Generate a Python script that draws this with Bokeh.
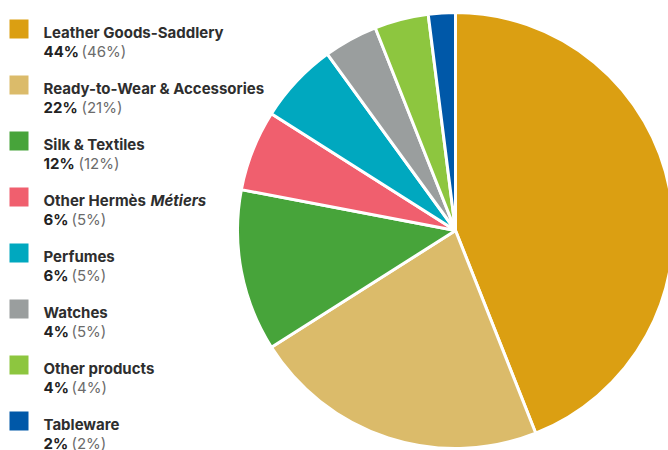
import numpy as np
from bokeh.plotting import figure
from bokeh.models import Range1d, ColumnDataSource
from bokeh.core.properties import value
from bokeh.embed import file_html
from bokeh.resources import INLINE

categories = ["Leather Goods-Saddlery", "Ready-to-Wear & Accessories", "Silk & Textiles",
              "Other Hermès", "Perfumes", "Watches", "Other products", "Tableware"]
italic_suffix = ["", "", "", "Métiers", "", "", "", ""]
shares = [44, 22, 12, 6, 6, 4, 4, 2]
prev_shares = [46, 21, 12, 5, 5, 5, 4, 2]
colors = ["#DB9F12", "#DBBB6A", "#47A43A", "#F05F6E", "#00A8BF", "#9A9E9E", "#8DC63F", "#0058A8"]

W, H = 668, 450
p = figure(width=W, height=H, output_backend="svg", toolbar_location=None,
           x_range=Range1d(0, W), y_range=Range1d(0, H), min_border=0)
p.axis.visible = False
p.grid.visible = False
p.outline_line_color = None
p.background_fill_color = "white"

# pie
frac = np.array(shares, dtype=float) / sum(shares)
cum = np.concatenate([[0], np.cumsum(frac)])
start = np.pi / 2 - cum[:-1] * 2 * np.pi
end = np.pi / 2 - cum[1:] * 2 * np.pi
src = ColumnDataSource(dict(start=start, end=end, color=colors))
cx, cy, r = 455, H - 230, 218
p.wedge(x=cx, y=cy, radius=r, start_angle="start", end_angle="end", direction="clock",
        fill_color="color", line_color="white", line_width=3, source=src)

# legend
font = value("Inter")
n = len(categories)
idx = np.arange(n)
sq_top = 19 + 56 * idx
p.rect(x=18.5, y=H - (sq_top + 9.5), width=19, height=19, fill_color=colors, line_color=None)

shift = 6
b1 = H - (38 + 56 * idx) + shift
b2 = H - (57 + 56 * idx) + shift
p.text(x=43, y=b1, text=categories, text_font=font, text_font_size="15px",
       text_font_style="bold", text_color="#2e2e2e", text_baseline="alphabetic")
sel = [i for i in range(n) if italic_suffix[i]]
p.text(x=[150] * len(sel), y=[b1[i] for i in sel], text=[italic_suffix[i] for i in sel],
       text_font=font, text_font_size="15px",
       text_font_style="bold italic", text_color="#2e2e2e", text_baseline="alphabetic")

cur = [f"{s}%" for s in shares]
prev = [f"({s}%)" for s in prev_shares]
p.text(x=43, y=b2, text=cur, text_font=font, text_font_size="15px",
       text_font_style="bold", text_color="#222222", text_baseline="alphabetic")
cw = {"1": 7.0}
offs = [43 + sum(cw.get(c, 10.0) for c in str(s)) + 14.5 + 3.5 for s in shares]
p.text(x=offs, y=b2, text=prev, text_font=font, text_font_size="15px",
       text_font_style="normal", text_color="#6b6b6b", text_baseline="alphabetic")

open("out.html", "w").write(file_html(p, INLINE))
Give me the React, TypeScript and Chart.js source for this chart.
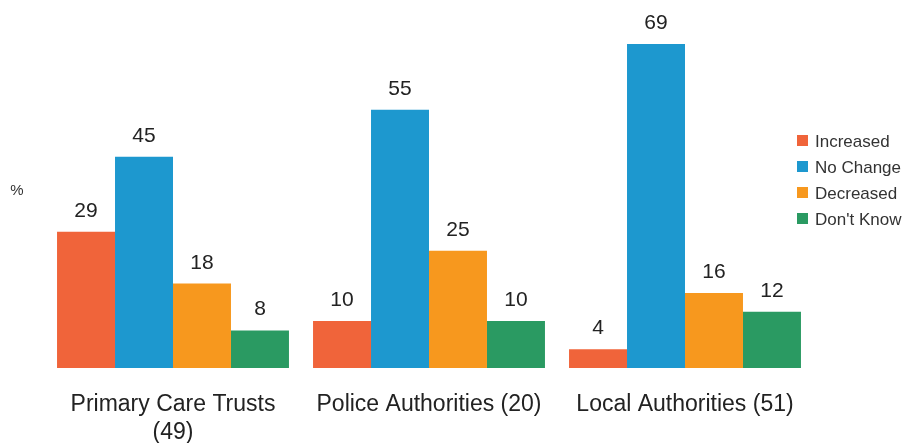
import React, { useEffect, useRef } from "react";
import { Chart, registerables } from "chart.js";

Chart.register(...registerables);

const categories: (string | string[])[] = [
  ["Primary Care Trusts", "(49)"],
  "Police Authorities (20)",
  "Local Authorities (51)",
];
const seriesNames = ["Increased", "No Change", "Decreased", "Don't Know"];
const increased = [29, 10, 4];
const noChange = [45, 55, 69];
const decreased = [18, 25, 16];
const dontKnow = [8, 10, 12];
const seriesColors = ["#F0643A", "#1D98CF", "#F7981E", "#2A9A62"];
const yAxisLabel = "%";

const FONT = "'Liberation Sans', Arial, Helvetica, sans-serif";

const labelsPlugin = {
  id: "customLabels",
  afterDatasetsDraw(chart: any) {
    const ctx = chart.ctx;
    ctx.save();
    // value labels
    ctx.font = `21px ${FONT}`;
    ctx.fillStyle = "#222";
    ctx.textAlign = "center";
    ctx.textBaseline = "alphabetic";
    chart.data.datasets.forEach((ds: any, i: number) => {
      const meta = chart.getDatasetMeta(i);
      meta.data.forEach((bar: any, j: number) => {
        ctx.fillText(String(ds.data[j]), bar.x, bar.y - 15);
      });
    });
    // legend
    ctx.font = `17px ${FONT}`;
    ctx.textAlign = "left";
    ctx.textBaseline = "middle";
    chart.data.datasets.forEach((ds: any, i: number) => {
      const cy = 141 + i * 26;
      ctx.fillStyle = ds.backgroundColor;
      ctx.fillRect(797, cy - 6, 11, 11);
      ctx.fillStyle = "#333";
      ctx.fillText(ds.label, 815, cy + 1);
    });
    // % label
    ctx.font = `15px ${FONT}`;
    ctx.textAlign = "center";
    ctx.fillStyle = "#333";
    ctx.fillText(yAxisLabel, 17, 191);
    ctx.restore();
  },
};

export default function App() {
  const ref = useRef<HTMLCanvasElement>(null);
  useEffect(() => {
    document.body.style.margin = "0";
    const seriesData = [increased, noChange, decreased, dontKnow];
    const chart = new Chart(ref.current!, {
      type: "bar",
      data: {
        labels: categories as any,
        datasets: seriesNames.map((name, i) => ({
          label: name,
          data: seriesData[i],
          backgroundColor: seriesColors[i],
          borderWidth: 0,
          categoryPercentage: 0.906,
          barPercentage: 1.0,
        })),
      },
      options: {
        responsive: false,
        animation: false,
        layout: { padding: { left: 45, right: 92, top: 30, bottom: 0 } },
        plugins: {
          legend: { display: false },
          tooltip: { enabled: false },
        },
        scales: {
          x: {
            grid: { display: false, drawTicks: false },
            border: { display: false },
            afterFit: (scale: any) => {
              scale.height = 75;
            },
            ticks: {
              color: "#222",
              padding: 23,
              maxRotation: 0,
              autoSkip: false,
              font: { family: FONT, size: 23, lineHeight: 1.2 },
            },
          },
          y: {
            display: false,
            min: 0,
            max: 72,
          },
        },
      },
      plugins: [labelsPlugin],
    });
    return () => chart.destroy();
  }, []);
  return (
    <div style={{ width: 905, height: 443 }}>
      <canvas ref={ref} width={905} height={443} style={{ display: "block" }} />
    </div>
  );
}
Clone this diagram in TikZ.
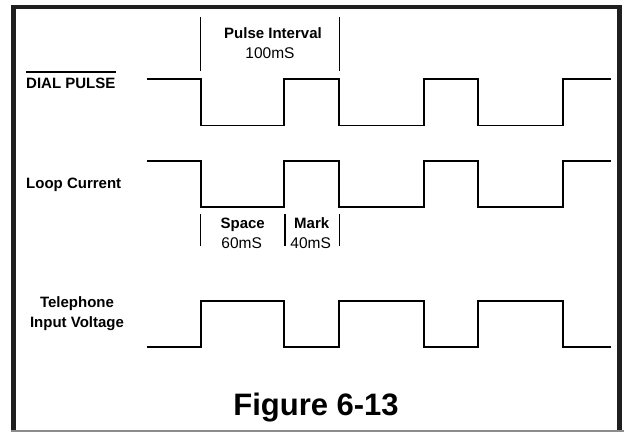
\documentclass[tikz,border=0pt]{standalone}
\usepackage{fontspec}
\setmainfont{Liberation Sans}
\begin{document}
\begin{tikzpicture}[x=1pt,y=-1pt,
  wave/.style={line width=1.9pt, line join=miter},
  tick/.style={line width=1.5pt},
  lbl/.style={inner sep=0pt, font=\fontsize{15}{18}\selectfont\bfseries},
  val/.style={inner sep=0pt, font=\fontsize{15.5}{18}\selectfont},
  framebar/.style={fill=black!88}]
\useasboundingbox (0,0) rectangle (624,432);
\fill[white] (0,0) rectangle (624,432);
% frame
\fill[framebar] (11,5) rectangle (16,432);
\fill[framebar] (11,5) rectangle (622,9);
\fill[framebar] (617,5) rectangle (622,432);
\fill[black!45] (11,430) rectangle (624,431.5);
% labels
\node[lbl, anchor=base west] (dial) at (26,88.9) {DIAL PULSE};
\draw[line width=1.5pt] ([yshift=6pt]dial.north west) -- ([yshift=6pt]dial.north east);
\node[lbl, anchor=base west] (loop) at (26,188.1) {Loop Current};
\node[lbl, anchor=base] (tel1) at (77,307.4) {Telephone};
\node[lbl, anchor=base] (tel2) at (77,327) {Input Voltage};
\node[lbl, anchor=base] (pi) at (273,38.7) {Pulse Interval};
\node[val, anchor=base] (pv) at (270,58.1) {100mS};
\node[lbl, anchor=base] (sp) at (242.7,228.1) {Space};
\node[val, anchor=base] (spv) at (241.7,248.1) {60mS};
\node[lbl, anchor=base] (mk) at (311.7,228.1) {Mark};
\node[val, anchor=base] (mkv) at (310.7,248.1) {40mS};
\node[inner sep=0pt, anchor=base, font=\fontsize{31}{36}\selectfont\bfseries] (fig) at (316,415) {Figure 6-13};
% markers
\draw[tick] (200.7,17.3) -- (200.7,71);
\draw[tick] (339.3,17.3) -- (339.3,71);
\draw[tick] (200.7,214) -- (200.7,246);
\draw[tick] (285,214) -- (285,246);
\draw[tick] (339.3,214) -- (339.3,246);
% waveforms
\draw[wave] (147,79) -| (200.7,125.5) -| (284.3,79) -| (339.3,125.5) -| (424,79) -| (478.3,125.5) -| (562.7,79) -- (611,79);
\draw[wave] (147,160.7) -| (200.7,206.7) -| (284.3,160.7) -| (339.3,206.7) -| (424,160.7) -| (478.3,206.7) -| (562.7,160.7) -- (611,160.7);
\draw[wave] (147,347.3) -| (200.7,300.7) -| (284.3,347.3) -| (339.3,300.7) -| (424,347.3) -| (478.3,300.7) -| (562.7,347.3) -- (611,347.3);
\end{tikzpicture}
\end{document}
▬▬▬▬▬▬
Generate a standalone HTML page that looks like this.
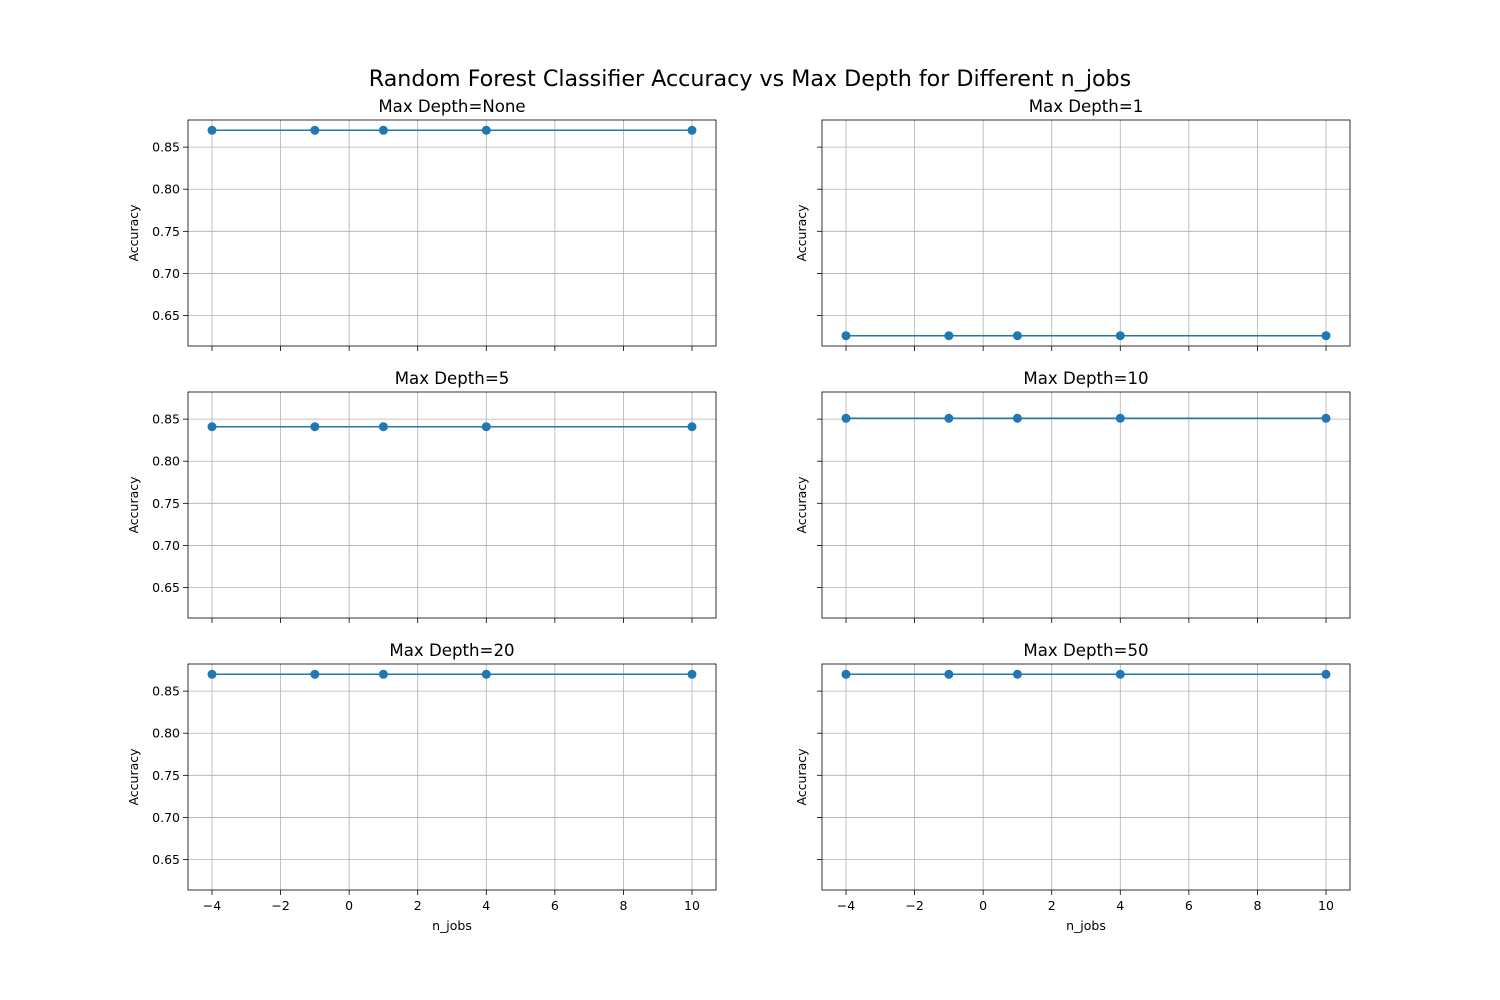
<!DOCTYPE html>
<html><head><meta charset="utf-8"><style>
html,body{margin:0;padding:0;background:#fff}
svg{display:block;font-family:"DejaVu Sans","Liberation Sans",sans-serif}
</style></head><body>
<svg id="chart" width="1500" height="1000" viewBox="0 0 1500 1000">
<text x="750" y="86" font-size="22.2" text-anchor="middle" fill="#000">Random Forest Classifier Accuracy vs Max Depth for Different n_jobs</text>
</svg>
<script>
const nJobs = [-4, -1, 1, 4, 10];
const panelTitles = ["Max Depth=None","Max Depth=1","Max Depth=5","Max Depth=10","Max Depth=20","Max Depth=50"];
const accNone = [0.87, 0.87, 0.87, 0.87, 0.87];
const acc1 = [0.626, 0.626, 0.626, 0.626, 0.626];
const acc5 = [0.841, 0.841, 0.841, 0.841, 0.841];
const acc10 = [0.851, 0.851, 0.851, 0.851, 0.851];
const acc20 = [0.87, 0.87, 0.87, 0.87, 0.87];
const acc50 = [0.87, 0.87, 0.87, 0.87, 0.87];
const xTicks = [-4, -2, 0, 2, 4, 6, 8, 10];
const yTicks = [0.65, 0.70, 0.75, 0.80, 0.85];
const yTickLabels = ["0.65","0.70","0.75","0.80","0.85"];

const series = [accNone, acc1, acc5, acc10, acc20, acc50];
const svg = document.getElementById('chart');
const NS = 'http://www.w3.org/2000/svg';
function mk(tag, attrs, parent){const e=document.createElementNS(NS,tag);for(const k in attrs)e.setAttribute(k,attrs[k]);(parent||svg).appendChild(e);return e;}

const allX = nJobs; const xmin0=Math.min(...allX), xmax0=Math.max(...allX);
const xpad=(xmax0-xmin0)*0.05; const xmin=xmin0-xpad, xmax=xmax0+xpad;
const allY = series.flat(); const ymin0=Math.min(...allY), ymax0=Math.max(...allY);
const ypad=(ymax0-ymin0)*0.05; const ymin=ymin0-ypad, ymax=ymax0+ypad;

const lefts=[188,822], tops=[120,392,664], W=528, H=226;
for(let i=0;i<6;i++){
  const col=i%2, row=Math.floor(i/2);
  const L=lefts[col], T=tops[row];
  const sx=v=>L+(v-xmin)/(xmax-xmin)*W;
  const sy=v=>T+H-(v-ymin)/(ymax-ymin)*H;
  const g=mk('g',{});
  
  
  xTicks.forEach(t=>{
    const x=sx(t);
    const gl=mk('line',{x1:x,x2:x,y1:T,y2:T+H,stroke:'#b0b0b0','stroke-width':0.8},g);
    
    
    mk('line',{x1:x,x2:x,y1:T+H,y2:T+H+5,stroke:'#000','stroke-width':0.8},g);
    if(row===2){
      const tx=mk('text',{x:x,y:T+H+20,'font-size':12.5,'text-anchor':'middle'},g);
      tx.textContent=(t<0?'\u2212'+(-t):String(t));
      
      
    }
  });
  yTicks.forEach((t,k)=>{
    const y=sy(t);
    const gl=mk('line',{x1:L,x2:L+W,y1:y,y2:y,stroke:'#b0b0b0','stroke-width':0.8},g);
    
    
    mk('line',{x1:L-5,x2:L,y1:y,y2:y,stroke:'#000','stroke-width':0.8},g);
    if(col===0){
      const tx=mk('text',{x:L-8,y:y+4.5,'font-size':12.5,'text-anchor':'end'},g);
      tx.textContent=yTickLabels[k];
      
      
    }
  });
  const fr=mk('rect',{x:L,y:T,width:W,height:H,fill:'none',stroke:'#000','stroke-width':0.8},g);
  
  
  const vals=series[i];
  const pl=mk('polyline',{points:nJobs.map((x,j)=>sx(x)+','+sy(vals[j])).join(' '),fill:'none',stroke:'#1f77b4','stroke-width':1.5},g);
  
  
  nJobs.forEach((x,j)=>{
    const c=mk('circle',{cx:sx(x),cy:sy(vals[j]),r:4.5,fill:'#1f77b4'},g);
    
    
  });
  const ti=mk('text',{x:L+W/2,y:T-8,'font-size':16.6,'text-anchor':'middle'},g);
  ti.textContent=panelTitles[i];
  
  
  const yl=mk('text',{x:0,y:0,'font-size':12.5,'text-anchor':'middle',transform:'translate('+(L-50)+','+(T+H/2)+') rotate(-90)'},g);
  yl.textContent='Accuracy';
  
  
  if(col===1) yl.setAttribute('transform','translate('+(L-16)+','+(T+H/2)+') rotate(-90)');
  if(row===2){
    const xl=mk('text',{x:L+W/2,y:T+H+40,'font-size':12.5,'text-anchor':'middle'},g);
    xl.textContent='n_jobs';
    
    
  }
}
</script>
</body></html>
▬▬▬▬▬▬
### Your instructions:
Reproduce nothing but the lines from the one with "Generate a standalone" to the one with "const ypad=(ymax0-ymin0)*0.05; const", both lines included, and keep every picture out of the copy.

### Solution for this exercise:
Generate a standalone HTML page that looks like this.
<!DOCTYPE html>
<html><head><meta charset="utf-8"><style>
html,body{margin:0;padding:0;background:#fff}
svg{display:block;font-family:"DejaVu Sans","Liberation Sans",sans-serif}
</style></head><body>
<svg id="chart" width="1500" height="1000" viewBox="0 0 1500 1000">
<text x="750" y="86" font-size="22.2" text-anchor="middle" fill="#000">Random Forest Classifier Accuracy vs Max Depth for Different n_jobs</text>
</svg>
<script>
const nJobs = [-4, -1, 1, 4, 10];
const panelTitles = ["Max Depth=None","Max Depth=1","Max Depth=5","Max Depth=10","Max Depth=20","Max Depth=50"];
const accNone = [0.87, 0.87, 0.87, 0.87, 0.87];
const acc1 = [0.626, 0.626, 0.626, 0.626, 0.626];
const acc5 = [0.841, 0.841, 0.841, 0.841, 0.841];
const acc10 = [0.851, 0.851, 0.851, 0.851, 0.851];
const acc20 = [0.87, 0.87, 0.87, 0.87, 0.87];
const acc50 = [0.87, 0.87, 0.87, 0.87, 0.87];
const xTicks = [-4, -2, 0, 2, 4, 6, 8, 10];
const yTicks = [0.65, 0.70, 0.75, 0.80, 0.85];
const yTickLabels = ["0.65","0.70","0.75","0.80","0.85"];

const series = [accNone, acc1, acc5, acc10, acc20, acc50];
const svg = document.getElementById('chart');
const NS = 'http://www.w3.org/2000/svg';
function mk(tag, attrs, parent){const e=document.createElementNS(NS,tag);for(const k in attrs)e.setAttribute(k,attrs[k]);(parent||svg).appendChild(e);return e;}

const allX = nJobs; const xmin0=Math.min(...allX), xmax0=Math.max(...allX);
const xpad=(xmax0-xmin0)*0.05; const xmin=xmin0-xpad, xmax=xmax0+xpad;
const allY = series.flat(); const ymin0=Math.min(...allY), ymax0=Math.max(...allY);
const ypad=(ymax0-ymin0)*0.05; const ymin=ymin0-ypad, ymax=ymax0+ypad;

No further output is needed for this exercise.